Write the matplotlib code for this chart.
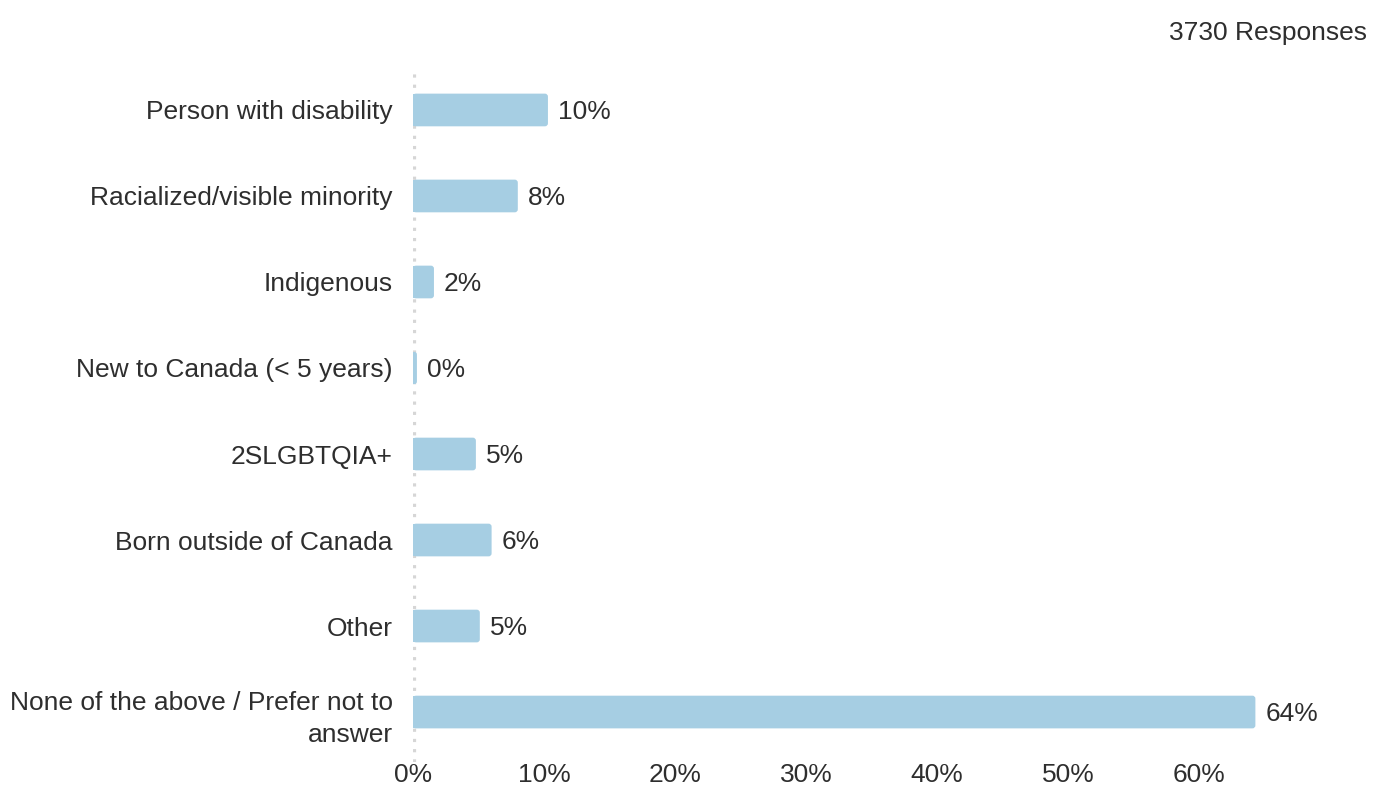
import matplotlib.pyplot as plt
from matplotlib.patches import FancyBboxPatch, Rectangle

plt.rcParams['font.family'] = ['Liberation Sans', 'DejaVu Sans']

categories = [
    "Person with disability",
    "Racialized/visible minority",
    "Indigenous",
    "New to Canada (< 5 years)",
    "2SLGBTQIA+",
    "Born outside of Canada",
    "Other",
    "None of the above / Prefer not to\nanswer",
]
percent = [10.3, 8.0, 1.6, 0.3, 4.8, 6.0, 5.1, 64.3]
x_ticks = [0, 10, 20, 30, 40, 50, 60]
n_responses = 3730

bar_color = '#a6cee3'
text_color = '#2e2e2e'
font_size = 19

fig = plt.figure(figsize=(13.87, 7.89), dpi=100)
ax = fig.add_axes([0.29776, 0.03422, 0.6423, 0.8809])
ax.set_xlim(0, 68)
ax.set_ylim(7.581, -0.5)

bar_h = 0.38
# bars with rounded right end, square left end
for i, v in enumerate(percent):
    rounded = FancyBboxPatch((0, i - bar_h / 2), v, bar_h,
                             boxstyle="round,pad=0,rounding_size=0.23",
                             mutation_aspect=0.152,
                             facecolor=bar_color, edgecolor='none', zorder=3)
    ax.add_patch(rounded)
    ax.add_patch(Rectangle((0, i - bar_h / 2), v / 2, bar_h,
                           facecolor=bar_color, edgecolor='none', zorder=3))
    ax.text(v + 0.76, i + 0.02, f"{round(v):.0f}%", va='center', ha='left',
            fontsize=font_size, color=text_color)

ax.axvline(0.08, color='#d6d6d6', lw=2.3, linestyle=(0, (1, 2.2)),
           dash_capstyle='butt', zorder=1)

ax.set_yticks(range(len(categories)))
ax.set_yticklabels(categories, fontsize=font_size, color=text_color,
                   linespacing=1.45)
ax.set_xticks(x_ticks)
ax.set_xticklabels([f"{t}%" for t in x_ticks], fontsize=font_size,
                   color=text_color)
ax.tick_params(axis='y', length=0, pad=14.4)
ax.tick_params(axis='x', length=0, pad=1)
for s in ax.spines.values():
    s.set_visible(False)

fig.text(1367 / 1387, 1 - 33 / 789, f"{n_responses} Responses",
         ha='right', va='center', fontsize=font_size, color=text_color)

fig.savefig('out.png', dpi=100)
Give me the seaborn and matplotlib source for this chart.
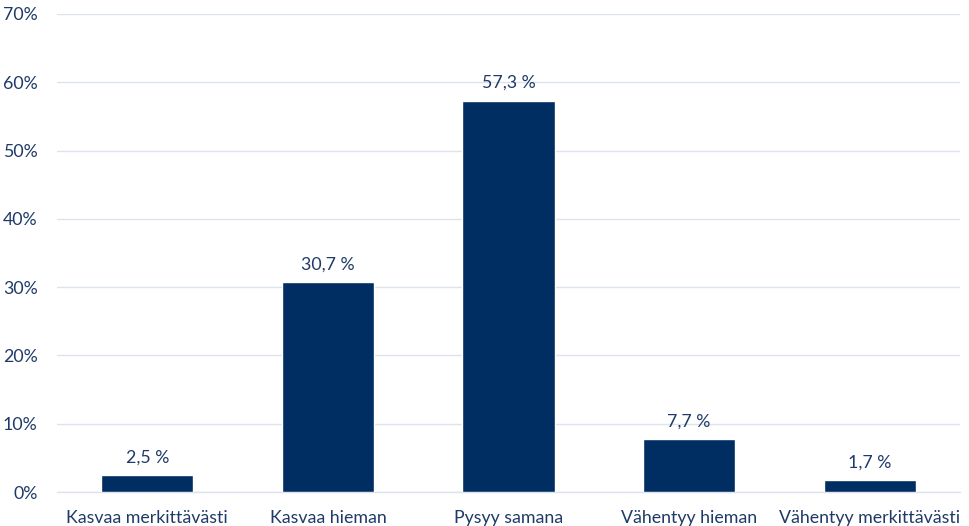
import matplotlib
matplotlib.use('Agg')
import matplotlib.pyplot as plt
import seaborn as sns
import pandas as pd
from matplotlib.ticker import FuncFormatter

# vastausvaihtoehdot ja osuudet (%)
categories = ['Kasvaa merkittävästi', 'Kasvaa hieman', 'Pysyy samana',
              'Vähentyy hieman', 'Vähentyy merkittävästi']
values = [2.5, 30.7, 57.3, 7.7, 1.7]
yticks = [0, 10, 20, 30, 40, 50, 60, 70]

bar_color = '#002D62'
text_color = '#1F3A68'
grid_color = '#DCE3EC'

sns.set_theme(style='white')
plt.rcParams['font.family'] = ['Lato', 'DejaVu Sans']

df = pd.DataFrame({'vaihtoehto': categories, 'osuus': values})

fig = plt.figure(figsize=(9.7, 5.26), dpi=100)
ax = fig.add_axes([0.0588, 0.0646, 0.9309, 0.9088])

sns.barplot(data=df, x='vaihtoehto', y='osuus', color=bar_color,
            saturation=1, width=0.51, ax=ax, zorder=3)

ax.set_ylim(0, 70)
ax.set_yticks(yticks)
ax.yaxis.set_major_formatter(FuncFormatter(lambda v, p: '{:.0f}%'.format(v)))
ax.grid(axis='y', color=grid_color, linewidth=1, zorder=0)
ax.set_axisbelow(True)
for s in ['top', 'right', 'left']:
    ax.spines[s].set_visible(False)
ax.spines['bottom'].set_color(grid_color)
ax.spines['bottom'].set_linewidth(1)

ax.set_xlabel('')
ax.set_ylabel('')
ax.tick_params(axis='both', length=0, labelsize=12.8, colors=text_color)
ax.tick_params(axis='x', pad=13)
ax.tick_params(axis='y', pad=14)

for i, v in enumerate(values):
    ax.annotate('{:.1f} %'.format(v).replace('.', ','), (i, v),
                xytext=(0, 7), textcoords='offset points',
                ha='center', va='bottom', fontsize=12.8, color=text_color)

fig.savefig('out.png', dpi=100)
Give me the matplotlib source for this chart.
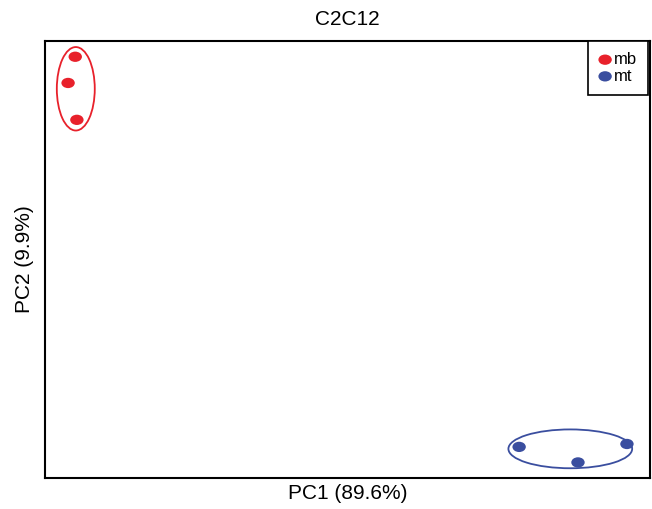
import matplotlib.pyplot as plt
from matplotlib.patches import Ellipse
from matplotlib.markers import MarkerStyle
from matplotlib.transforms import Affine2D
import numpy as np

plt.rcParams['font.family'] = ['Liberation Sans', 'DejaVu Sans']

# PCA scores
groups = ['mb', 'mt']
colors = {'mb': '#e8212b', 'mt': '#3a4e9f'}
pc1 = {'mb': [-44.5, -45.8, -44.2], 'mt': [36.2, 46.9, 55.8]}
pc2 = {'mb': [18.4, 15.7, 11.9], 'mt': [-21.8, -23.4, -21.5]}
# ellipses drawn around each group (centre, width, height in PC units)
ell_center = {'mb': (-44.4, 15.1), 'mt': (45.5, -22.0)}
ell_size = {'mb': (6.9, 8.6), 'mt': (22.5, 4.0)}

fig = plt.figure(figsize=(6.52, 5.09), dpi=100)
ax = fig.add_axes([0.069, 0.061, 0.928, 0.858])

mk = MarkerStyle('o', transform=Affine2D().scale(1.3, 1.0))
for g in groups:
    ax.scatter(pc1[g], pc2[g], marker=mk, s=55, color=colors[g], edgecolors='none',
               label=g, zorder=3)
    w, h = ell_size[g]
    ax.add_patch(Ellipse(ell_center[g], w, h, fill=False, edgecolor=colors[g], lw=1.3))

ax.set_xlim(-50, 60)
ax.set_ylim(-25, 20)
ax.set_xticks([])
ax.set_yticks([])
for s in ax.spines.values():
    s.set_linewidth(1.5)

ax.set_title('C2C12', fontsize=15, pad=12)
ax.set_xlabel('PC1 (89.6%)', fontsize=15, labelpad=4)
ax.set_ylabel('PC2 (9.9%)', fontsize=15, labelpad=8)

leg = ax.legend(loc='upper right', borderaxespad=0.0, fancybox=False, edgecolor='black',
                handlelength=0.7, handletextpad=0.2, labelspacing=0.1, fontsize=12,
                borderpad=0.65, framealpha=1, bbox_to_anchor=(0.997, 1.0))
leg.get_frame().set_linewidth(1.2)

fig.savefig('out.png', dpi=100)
####
▶ WORK TO DO: Word for word, quote the lines above. Omit the pictures.

▶ EXERCISE OUTPUT:
Write the matplotlib code for this chart.
import matplotlib.pyplot as plt
from matplotlib.patches import FancyBboxPatch, Rectangle

plt.rcParams['font.family'] = ['Liberation Sans', 'DejaVu Sans']

categories = [
    "Person with disability",
    "Racialized/visible minority",
    "Indigenous",
    "New to Canada (< 5 years)",
    "2SLGBTQIA+",
    "Born outside of Canada",
    "Other",
    "None of the above / Prefer not to\nanswer",
]
percent = [10.3, 8.0, 1.6, 0.3, 4.8, 6.0, 5.1, 64.3]
x_ticks = [0, 10, 20, 30, 40, 50, 60]
n_responses = 3730

bar_color = '#a6cee3'
text_color = '#2e2e2e'
font_size = 19

fig = plt.figure(figsize=(13.87, 7.89), dpi=100)
ax = fig.add_axes([0.29776, 0.03422, 0.6423, 0.8809])
ax.set_xlim(0, 68)
ax.set_ylim(7.581, -0.5)

bar_h = 0.38
# bars with rounded right end, square left end
for i, v in enumerate(percent):
    rounded = FancyBboxPatch((0, i - bar_h / 2), v, bar_h,
                             boxstyle="round,pad=0,rounding_size=0.23",
                             mutation_aspect=0.152,
                             facecolor=bar_color, edgecolor='none', zorder=3)
    ax.add_patch(rounded)
    ax.add_patch(Rectangle((0, i - bar_h / 2), v / 2, bar_h,
                           facecolor=bar_color, edgecolor='none', zorder=3))
    ax.text(v + 0.76, i + 0.02, f"{round(v):.0f}%", va='center', ha='left',
            fontsize=font_size, color=text_color)

ax.axvline(0.08, color='#d6d6d6', lw=2.3, linestyle=(0, (1, 2.2)),
           dash_capstyle='butt', zorder=1)

ax.set_yticks(range(len(categories)))
ax.set_yticklabels(categories, fontsize=font_size, color=text_color,
                   linespacing=1.45)
ax.set_xticks(x_ticks)
ax.set_xticklabels([f"{t}%" for t in x_ticks], fontsize=font_size,
                   color=text_color)
ax.tick_params(axis='y', length=0, pad=14.4)
ax.tick_params(axis='x', length=0, pad=1)
for s in ax.spines.values():
    s.set_visible(False)

fig.text(1367 / 1387, 1 - 33 / 789, f"{n_responses} Responses",
         ha='right', va='center', fontsize=font_size, color=text_color)

fig.savefig('out.png', dpi=100)
Give me the seaborn and matplotlib source for this chart.
import matplotlib
matplotlib.use('Agg')
import matplotlib.pyplot as plt
import seaborn as sns
import pandas as pd
from matplotlib.ticker import FuncFormatter

# vastausvaihtoehdot ja osuudet (%)
categories = ['Kasvaa merkittävästi', 'Kasvaa hieman', 'Pysyy samana',
              'Vähentyy hieman', 'Vähentyy merkittävästi']
values = [2.5, 30.7, 57.3, 7.7, 1.7]
yticks = [0, 10, 20, 30, 40, 50, 60, 70]

bar_color = '#002D62'
text_color = '#1F3A68'
grid_color = '#DCE3EC'

sns.set_theme(style='white')
plt.rcParams['font.family'] = ['Lato', 'DejaVu Sans']

df = pd.DataFrame({'vaihtoehto': categories, 'osuus': values})

fig = plt.figure(figsize=(9.7, 5.26), dpi=100)
ax = fig.add_axes([0.0588, 0.0646, 0.9309, 0.9088])

sns.barplot(data=df, x='vaihtoehto', y='osuus', color=bar_color,
            saturation=1, width=0.51, ax=ax, zorder=3)

ax.set_ylim(0, 70)
ax.set_yticks(yticks)
ax.yaxis.set_major_formatter(FuncFormatter(lambda v, p: '{:.0f}%'.format(v)))
ax.grid(axis='y', color=grid_color, linewidth=1, zorder=0)
ax.set_axisbelow(True)
for s in ['top', 'right', 'left']:
    ax.spines[s].set_visible(False)
ax.spines['bottom'].set_color(grid_color)
ax.spines['bottom'].set_linewidth(1)

ax.set_xlabel('')
ax.set_ylabel('')
ax.tick_params(axis='both', length=0, labelsize=12.8, colors=text_color)
ax.tick_params(axis='x', pad=13)
ax.tick_params(axis='y', pad=14)

for i, v in enumerate(values):
    ax.annotate('{:.1f} %'.format(v).replace('.', ','), (i, v),
                xytext=(0, 7), textcoords='offset points',
                ha='center', va='bottom', fontsize=12.8, color=text_color)

fig.savefig('out.png', dpi=100)
Give me the matplotlib source for this chart.
import matplotlib.pyplot as plt
from matplotlib.patches import Ellipse
from matplotlib.markers import MarkerStyle
from matplotlib.transforms import Affine2D
import numpy as np

plt.rcParams['font.family'] = ['Liberation Sans', 'DejaVu Sans']

# PCA scores
groups = ['mb', 'mt']
colors = {'mb': '#e8212b', 'mt': '#3a4e9f'}
pc1 = {'mb': [-44.5, -45.8, -44.2], 'mt': [36.2, 46.9, 55.8]}
pc2 = {'mb': [18.4, 15.7, 11.9], 'mt': [-21.8, -23.4, -21.5]}
# ellipses drawn around each group (centre, width, height in PC units)
ell_center = {'mb': (-44.4, 15.1), 'mt': (45.5, -22.0)}
ell_size = {'mb': (6.9, 8.6), 'mt': (22.5, 4.0)}

fig = plt.figure(figsize=(6.52, 5.09), dpi=100)
ax = fig.add_axes([0.069, 0.061, 0.928, 0.858])

mk = MarkerStyle('o', transform=Affine2D().scale(1.3, 1.0))
for g in groups:
    ax.scatter(pc1[g], pc2[g], marker=mk, s=55, color=colors[g], edgecolors='none',
               label=g, zorder=3)
    w, h = ell_size[g]
    ax.add_patch(Ellipse(ell_center[g], w, h, fill=False, edgecolor=colors[g], lw=1.3))

ax.set_xlim(-50, 60)
ax.set_ylim(-25, 20)
ax.set_xticks([])
ax.set_yticks([])
for s in ax.spines.values():
    s.set_linewidth(1.5)

ax.set_title('C2C12', fontsize=15, pad=12)
ax.set_xlabel('PC1 (89.6%)', fontsize=15, labelpad=4)
ax.set_ylabel('PC2 (9.9%)', fontsize=15, labelpad=8)

leg = ax.legend(loc='upper right', borderaxespad=0.0, fancybox=False, edgecolor='black',
                handlelength=0.7, handletextpad=0.2, labelspacing=0.1, fontsize=12,
                borderpad=0.65, framealpha=1, bbox_to_anchor=(0.997, 1.0))
leg.get_frame().set_linewidth(1.2)

fig.savefig('out.png', dpi=100)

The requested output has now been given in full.